By Benjamin Joe
In 1939, the Niagara Frontier Boat Racing Association was founded by a few young men, “boat bugs,” who’d been informally racing along the Niagara River for years. They decided they should organize into a boat racing organization and created the NFBRA. The sport quickly won popularity and drew thousands of spectators.
Flash forward 80 years, those original boat bugs and their races have taken over the region with excitement. Every summer, thousands gather at the annual “Thunder on the Niagara” at Gratwick Park in North Tonawanda.
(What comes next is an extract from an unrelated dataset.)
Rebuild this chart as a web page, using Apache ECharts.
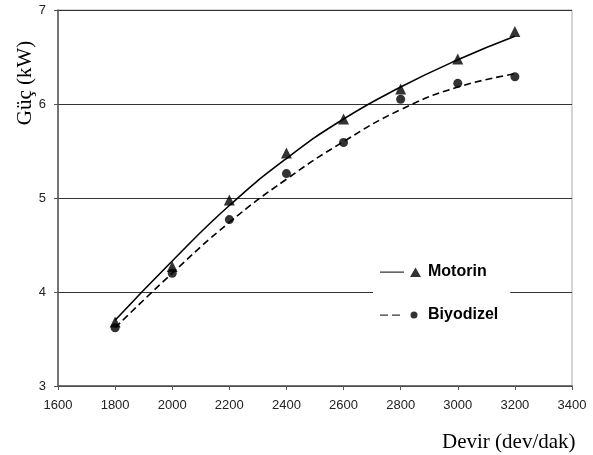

“This year, the new date is the first weekend of August, which is the 1st and the 2nd,” Chairman Gary Roesch said in regard to the annual summer event. “We’re going to continue to have a big car show, the Buffalo Motorama, which is about 300 cars and motorcycles. Then on Saturday night at dusk, we will have fireworks. We have vendors and crafters that will sell their wares.”
In the ’90s racing enthusiasm was dimmed in Western New York until the NFBRA was the only boat racing club in existence along the Niagara. After tireless effort by members, Thunder on the Niagara became a premier stop for the Hydroplane Racing League racing circuit.
Recently, the NFBRA held an appreciation party at the Sikora Post in North Tonawanda, a wrapping up of a very special 80th anniversary of “Thunder on the Niagara.” The party attracted 80 people, including Tom Snyder, the major sponsor for “Thunder on the Niagara” and owner of Snyder Industries; Don Less, the owner of GP50; Ken Brodie who drives the GP50 and the general manager of the company of GP50; as well as co-chairs of the regattas, Roesch and Mike Endres, both also former drivers themselves. Endres was a U.S. National Grand Prix champion in 1990. He now builds the engines for GP777, last year’s champions.
Roesch is looking to the future and next year’s event. He said every year he looks forward to it.
“I can’t wait,” Roesch said. “I’ve already sent out letters to North Tonawanda, to the Coast Guard, to all the different agencies that we have to get permission from.”
When asked what keeps him going, Roesch said it’s part of that passion.
“My dad raced when I was a kid, and then I raced,” he said. “I’ve been retired for 12 years or so, and I just keep doing it.”